A pesar de sus afanes, AMLO no tiene la estatura de los populistas, nacionalistas latinoamericanos. No tiene el arrastre de Perón, la estrategia de Chávez o el respaldo ideológico ni la genealogía de Evo Morales. AMLO fue un populista en el discurso de campaña pero es un mal burócrata en el ejercicio del poder.

AMLO no es un ideólogo, no busca la integración de América Latina, más aún, el subcontinente parece importarle bastante poco. Sus acercamientos con líderes latinoamericanos son contados, sus referencias al movimiento de integración continental son prácticamente inexistentes. Es evidente que no tiene ningún interés en reconocer y encumbrar una identidad latinoamericana como sí lo han hecho líderes populistas de otros tiempos.

AMLO no es un revolucionario de izquierda. Durante sus años de oposición política fue más un revoltoso que un revolucionario. La quema de pozos petroleros, la toma de Av. Reforma en la Ciudad de México y las marchas fueron siempre instrumentos para ascender en la política partidista. Nada más. Sus discursos de campaña fueron un espejismo de lo que es en la realidad la 4T.

Los discursos encendidos que prometían acabar con la pobreza, que daban espacio a las ideas divergentes, se terminaron. La crítica al poder se acabó cuando él mismo se convirtió en el centro del poder. López Obrador es un ocupante vacío de la silla del águila. Sin ideas innovadoras, sin claridad en el rumbo y sin mayor plan, ni estructura para formar un gobierno diferente que cumpliera su promesa de transformar a México.

Por eso su discurso en el 75 aniversario de las Naciones Unidas fue lo que fue. Apagado, aburrido, pero sobre todo falto de contenido. Ni siquiera fue nacionalista. Un discurso ajeno a los temas internacionales. Ni siquiera su desafortunada referencia a Mussolini dejó algo importante o interesante que decir. Su admiración por el populismo y el fascismo es enfermiza, pero quizá lo sea más su incapacidad para replicar movimientos como esos.

Volvió a explicar -y a explicarse- su puesta en escena de la cuarta transformación. Una mala clase de historia en el escenario incorrecto en un mundo que hoy atraviesa por las peores crisis, de salud y económica, de las últimas 5 décadas. Su supuesto lugar en la historia como un reformista, como el hombre que llegó a cambiar a México, a sacarlo del atolladero en el que había estado desde hace décadas hasta que él llegó, como salvador único. Un héroe verdadero, sin capa ni antifaz pero lleno de ideas. Un cuento que cada vez menos gente se cree. Afortunadamente.

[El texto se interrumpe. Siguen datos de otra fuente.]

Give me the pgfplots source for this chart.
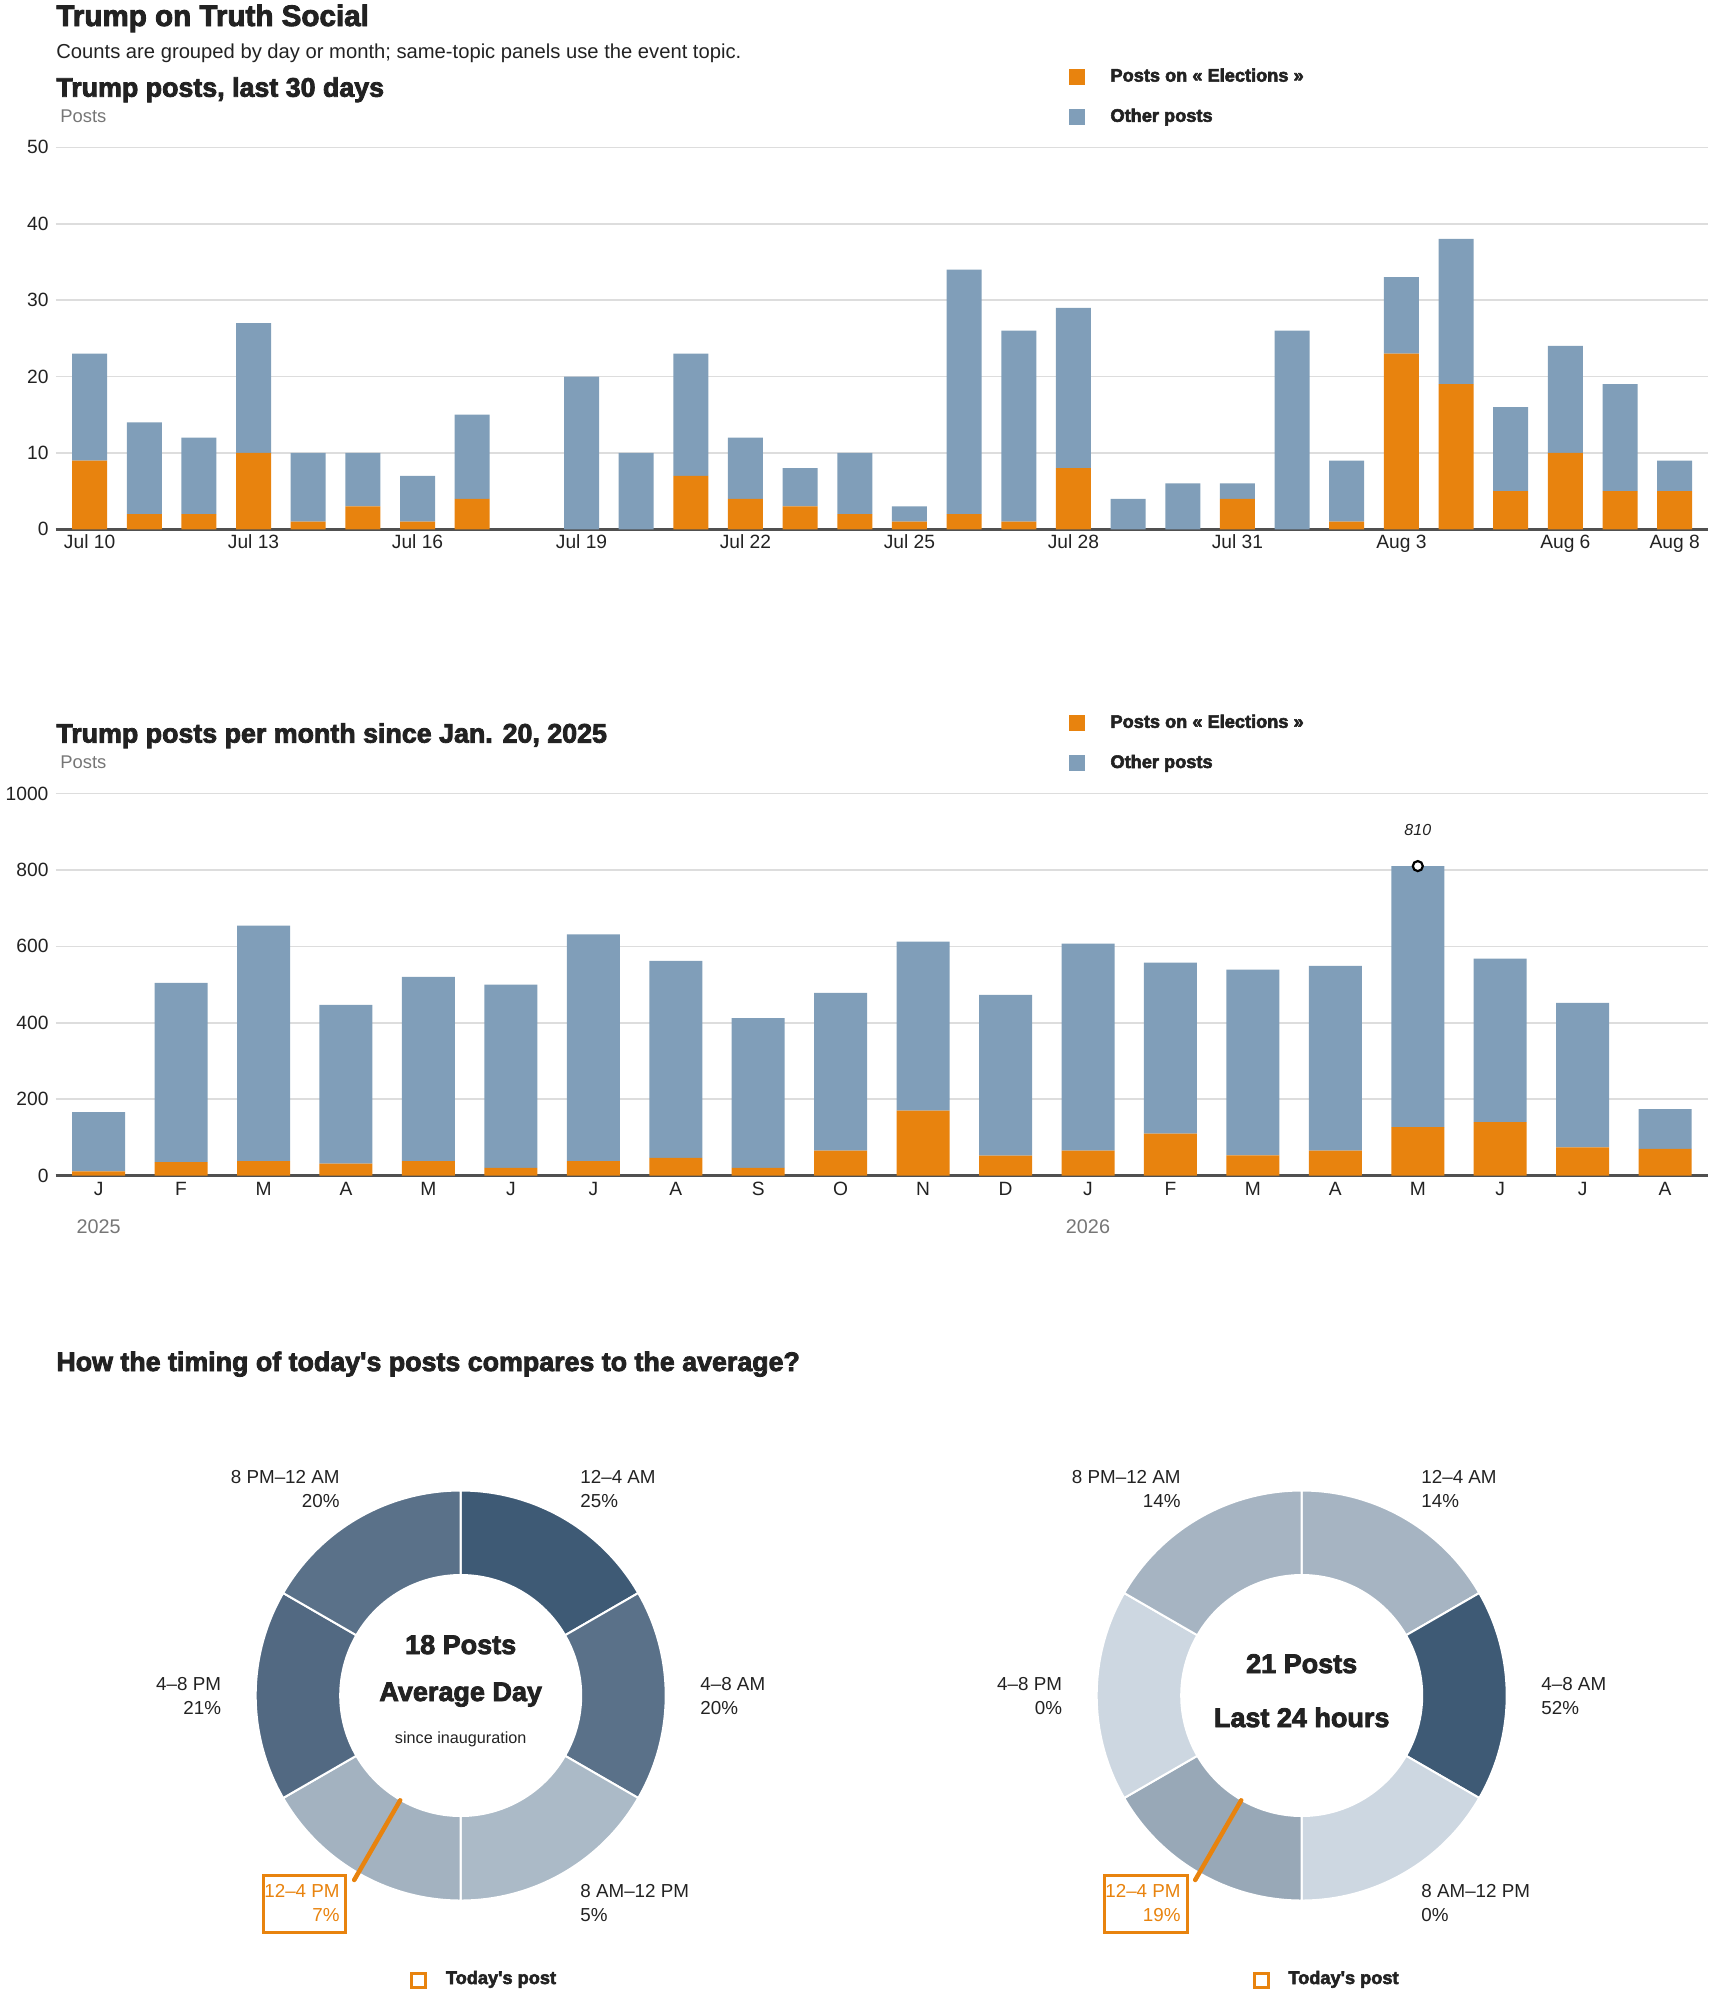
\documentclass[border=0pt]{standalone}
\usepackage{pgfplots}
\pgfplotsset{compat=1.18}
\usepackage{pgfplotstable}
\usepackage{fontspec}
\setmainfont{Liberation Sans}
\newfontfamily\heavy[BoldFeatures={FakeBold=3}]{Liberation Sans}
\newcommand\hv{\heavy\bfseries}
\newcommand\fs[1]{\fontsize{#1}{#1}\selectfont}

\definecolor{orng}{HTML}{E8830E}
\definecolor{bluep}{HTML}{809EB9}
\definecolor{gridc}{HTML}{DDDDDD}
\definecolor{basec}{HTML}{505050}
\definecolor{txt}{HTML}{222222}
\definecolor{graytxt}{HTML}{767676}
% donut shades
\definecolor{d25}{HTML}{3E5A75}
\definecolor{d20}{HTML}{5A7189}
\definecolor{d21}{HTML}{526982}
\definecolor{d5}{HTML}{ABBAC7}
\definecolor{d7}{HTML}{A3B2C0}
\definecolor{d14}{HTML}{A6B4C2}
\definecolor{d52}{HTML}{3E5A75}
\definecolor{d0}{HTML}{CDD7E1}
\definecolor{d19}{HTML}{98A8B7}

% daily counts, Jul 10 (0) .. Aug 8 (29)
\pgfplotstableread{
day elec other
0  9  14
1  2  12
2  2  10
3  10 17
4  1  9
5  3  7
6  1  6
7  4  11
8  0  0
9  0  20
10 0  10
11 7  16
12 4  8
13 3  5
14 2  8
15 1  2
16 2  32
17 1  25
18 8  21
19 0  4
20 0  6
21 4  2
22 0  26
23 1  8
24 23 10
25 19 19
26 5  11
27 10 14
28 5  14
29 5  4
}\daily

% monthly counts, Jan 2025 (0) .. Aug 2026 (19)
\pgfplotstableread{
m  elec other
0  11  155
1  35  469
2  38  616
3  31  416
4  38  482
5  20  480
6  38  593
7  46  516
8  20  392
9  65  413
10 170 442
11 52  421
12 65  542
13 110 447
14 53  486
15 65  484
16 127 683
17 140 428
18 74  378
19 70  104
}\monthly

\pgfplotsset{
  barchart/.style={
    scale only axis, width=826.25pt, height=191pt, anchor=south west, clip=false,
    ybar stacked, ymin=0,
    axis line style={draw=none}, tick style={draw=none},
    ymajorgrids, grid style={gridc, line width=0.8pt},
    tick label style={font=\fs{9.6}, text=txt},
    /pgf/number format/assume math mode=true,
    /pgf/number format/1000 sep={},
    legend cell align=left,
    legend style={draw=none, fill=none, inner sep=0pt, outer sep=0pt,
      anchor=north west, row sep=8pt, column sep=10.5pt,
      font=\hv\fs{9.1}, text=txt},
    legend image code/.code={\path[##1, draw=none] (0pt,-4pt) rectangle (8pt,4pt);},
  },
  donut/.style={
    scale only axis, width=250pt, height=250pt, anchor=south west, clip=false,
    hide axis, xmin=-250, xmax=250, ymin=-250, ymax=250,
  },
}

% one ring segment: start angle, end angle, colour
\newcommand\seg[3]{%
  \fill[#3, draw=white, line width=1pt]
    ([shift={(#1:102.5pt)}]axis cs:0,0) arc[start angle=#1, end angle=#2, radius=102.5pt]
    -- ([shift={(#2:60.25pt)}]axis cs:0,0) arc[start angle=#2, end angle=#1, radius=60.25pt]
    -- cycle;}
\newcommand\needle{%
  \draw[orng, line width=2.25pt, line cap=round]
    ([shift={(-120:60.5pt)}]axis cs:0,0) -- ([shift={(-120:106.5pt)}]axis cs:0,0);}

\begin{document}
\begin{tikzpicture}
\path[use as bounding box] (0,0) rectangle (855pt,-996.5pt);

% headings
\node[anchor=base west, inner sep=0pt, font=\hv\fs{14.8}, text=txt] at (28pt,-13pt) {Trump on Truth Social};
\node[anchor=base west, inner sep=0pt, font=\fs{10.1}, text=txt] at (28pt,-29.15pt) {Counts are grouped by day or month; same-topic panels use the event topic.};
\node[anchor=base west, inner sep=0pt, font=\hv\fs{13.4}, text=txt] at (28pt,-48.35pt) {Trump posts, last 30 days};
\node[anchor=base west, inner sep=0pt, font=\fs{9.2}, text=graytxt] at (30pt,-61pt) {Posts};
\node[anchor=base west, inner sep=0pt, font=\hv\fs{13.4}, text=txt] at (28pt,-371.3pt) {Trump posts per month since Jan. 20, 2025};
\node[anchor=base west, inner sep=0pt, font=\fs{9.2}, text=graytxt] at (30pt,-384pt) {Posts};
\node[anchor=base west, inner sep=0pt, font=\hv\fs{13.4}, text=txt] at (28pt,-685.5pt) {How the timing of today's posts compares to the average?};

% daily chart
\begin{axis}[barchart, at={(27.75pt,-264.65pt)},
  xmin=-0.624, xmax=29.61, ymax=50, ytick={0,10,...,50},
  bar width=17.5pt,
  xtick={0,3,6,9,12,15,18,21,24,27,29},
  xticklabels={Jul 10,Jul 13,Jul 16,Jul 19,Jul 22,Jul 25,Jul 28,Jul 31,Aug 3,Aug 6,Aug 8},
  xticklabel style={anchor=base, yshift=-9.6pt},
  legend style={at={(axis description cs:0.6136,1.217)}}]
\addplot[fill=orng, draw=none] table[x=day, y=elec] {\daily};
\addlegendentry{Posts on « Elections »}
\addplot[fill=bluep, draw=none] table[x=day, y=other] {\daily};
\addlegendentry{Other posts}
\draw[basec, line width=1.3pt] (rel axis cs:0,0) -- (rel axis cs:1,0);
\end{axis}

% monthly chart
\begin{axis}[barchart, at={(27.75pt,-587.75pt)},
  xmin=-0.523, xmax=19.52, ymax=1000, ytick={0,200,...,1000},
  bar width=26.5pt,
  xtick={0,...,19},
  xticklabels={J,F,M,A,M,J,J,A,S,O,N,D,J,F,M,A,M,J,J,A},
  xticklabel style={anchor=base, yshift=-9.75pt},
  legend style={at={(axis description cs:0.6136,1.217)}}]
\addplot[fill=orng, draw=none] table[x=m, y=elec] {\monthly};
\addlegendentry{Posts on « Elections »}
\addplot[fill=bluep, draw=none] table[x=m, y=other] {\monthly};
\addlegendentry{Other posts}
\draw[basec, line width=1.3pt] (rel axis cs:0,0) -- (rel axis cs:1,0);
\node[anchor=base, yshift=-28.75pt, font=\fs{9.9}, text=graytxt] at (axis cs:0,0) {2025};
\node[anchor=base, yshift=-28.75pt, font=\fs{9.9}, text=graytxt] at (axis cs:12,0) {2026};
\end{axis}

% peak marker on the monthly chart
\begin{axis}[scale only axis, width=826.25pt, height=191pt, anchor=south west,
  at={(27.75pt,-587.75pt)}, hide axis, clip=false,
  xmin=-0.523, xmax=19.52, ymin=0, ymax=1000]
\addplot[only marks, mark=*, mark size=2.5pt,
  mark options={draw=black, fill=white, line width=1.1pt}] coordinates {(16,810)};
\node[anchor=base, yshift=15.5pt, font=\itshape\fs{8}, text=txt] at (axis cs:16,810) {810};
\end{axis}

% average day donut
\begin{axis}[donut, at={(105.35pt,-972.75pt)}]
\seg{90}{30}{d25}      % 12-4 AM 25%
\seg{30}{-30}{d20}     % 4-8 AM 20%
\seg{-30}{-90}{d5}     % 8 AM-12 PM 5%
\seg{-90}{-150}{d7}    % 12-4 PM 7%
\seg{-150}{-210}{d21}  % 4-8 PM 21%
\seg{-210}{-270}{d20}  % 8 PM-12 AM 20%
\needle
\end{axis}

% last 24 hours donut
\begin{axis}[donut, at={(525.85pt,-972.75pt)}]
\seg{90}{30}{d14}      % 12-4 AM 14%
\seg{30}{-30}{d52}     % 4-8 AM 52%
\seg{-30}{-90}{d0}     % 8 AM-12 PM 0%
\seg{-90}{-150}{d19}   % 12-4 PM 19%
\seg{-150}{-210}{d0}   % 4-8 PM 0%
\seg{-210}{-270}{d14}  % 8 PM-12 AM 14%
\needle
\end{axis}

% donut labels
\begin{scope}[every node/.style={inner sep=0pt, font=\fs{9.4}, text=txt}]
\node[anchor=base east] at (170pt,-741.5pt) {8 PM--12 AM};
\node[anchor=base east] at (170pt,-753.5pt) {20\%};
\node[anchor=base west] at (290pt,-741.5pt) {12--4 AM};
\node[anchor=base west] at (290pt,-753.5pt) {25\%};
\node[anchor=base west] at (350pt,-845pt) {4--8 AM};
\node[anchor=base west] at (350pt,-857pt) {20\%};
\node[anchor=base east] at (110.7pt,-845pt) {4--8 PM};
\node[anchor=base east] at (110.7pt,-857pt) {21\%};
\node[anchor=base west] at (290pt,-948.5pt) {8 AM--12 PM};
\node[anchor=base west] at (290pt,-960.5pt) {5\%};
\node[anchor=base east, text=orng] at (170pt,-948.5pt) {12--4 PM};
\node[anchor=base east, text=orng] at (170pt,-960.5pt) {7\%};

\node[anchor=base east] at (590.5pt,-741.5pt) {8 PM--12 AM};
\node[anchor=base east] at (590.5pt,-753.5pt) {14\%};
\node[anchor=base west] at (710.5pt,-741.5pt) {12--4 AM};
\node[anchor=base west] at (710.5pt,-753.5pt) {14\%};
\node[anchor=base west] at (770.5pt,-845pt) {4--8 AM};
\node[anchor=base west] at (770.5pt,-857pt) {52\%};
\node[anchor=base east] at (531.2pt,-845pt) {4--8 PM};
\node[anchor=base east] at (531.2pt,-857pt) {0\%};
\node[anchor=base west] at (710.5pt,-948.5pt) {8 AM--12 PM};
\node[anchor=base west] at (710.5pt,-960.5pt) {0\%};
\node[anchor=base east, text=orng] at (590.5pt,-948.5pt) {12--4 PM};
\node[anchor=base east, text=orng] at (590.5pt,-960.5pt) {19\%};

\node[anchor=base, font=\hv\fs{13.5}] at (230.35pt,-827pt) {18 Posts};
\node[anchor=base, font=\hv\fs{13.5}] at (230.35pt,-850.5pt) {Average Day};
\node[anchor=base, font=\fs{8.1}] at (230.35pt,-871.5pt) {since inauguration};
\node[anchor=base, font=\hv\fs{13.5}] at (650.85pt,-836.5pt) {21 Posts};
\node[anchor=base, font=\hv\fs{13.5}] at (650.85pt,-863.5pt) {Last 24 hours};

\node[anchor=base west, font=\hv\fs{9.1}] at (222.75pt,-992pt) {Today's post};
\node[anchor=base west, font=\hv\fs{9.1}] at (644pt,-992pt) {Today's post};
\end{scope}
\draw[orng, line width=1.5pt] (131.5pt,-937.5pt) rectangle (172.5pt,-966pt);
\draw[orng, line width=1.5pt] (552pt,-937.5pt) rectangle (593.5pt,-966pt);
\draw[orng, line width=1.5pt] (205.5pt,-986.5pt) rectangle (212.5pt,-993.5pt);
\draw[orng, line width=1.5pt] (627pt,-986.5pt) rectangle (634pt,-993.5pt);
\end{tikzpicture}
\end{document}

A casi dos años de gobierno, es evidente que el gobierno actual se ha quedado sin hilo conductor, sin mapa de ruta. Detrás del discurso vacío de combate a la corrupción no hay más. Y digo vacío porque en estos dos años los escándalos de corrupción salpican a diversos funcionarios públicos, muchos muy cercanos al Presidente, sin que ello implique medidas correctivas.

Ni un ápice de congruencia entre lo que se dice y lo que se hace. Es claro que para López Obrador la honestidad, la preparación académica, la experiencia laboral y los buenos resultados, pasan a segundo o tercer plano. Lo importante es la lealtad. Una supuesta lealtad entendida por él como “hacer lo que yo digo sin chistar”. Las renuncias de distintos integrantes de su gabinete y sus propias palabras (“no sé delegar”) son el ejemplo perfecto.

Con suerte, AMLO dejará el poder en 2024 y para su sorpresa (no la nuestra) no pasará a los libros de historia en el futuro como un transformador, no lo hará como populista ni mucho menos como un héroe. Su gestión probablemente ocupe un lugar especial entre las historias más absurdas de aquello que le ha sucedido a México, entre aquellas lecciones aprendidas que no deberían repetirse nunca más.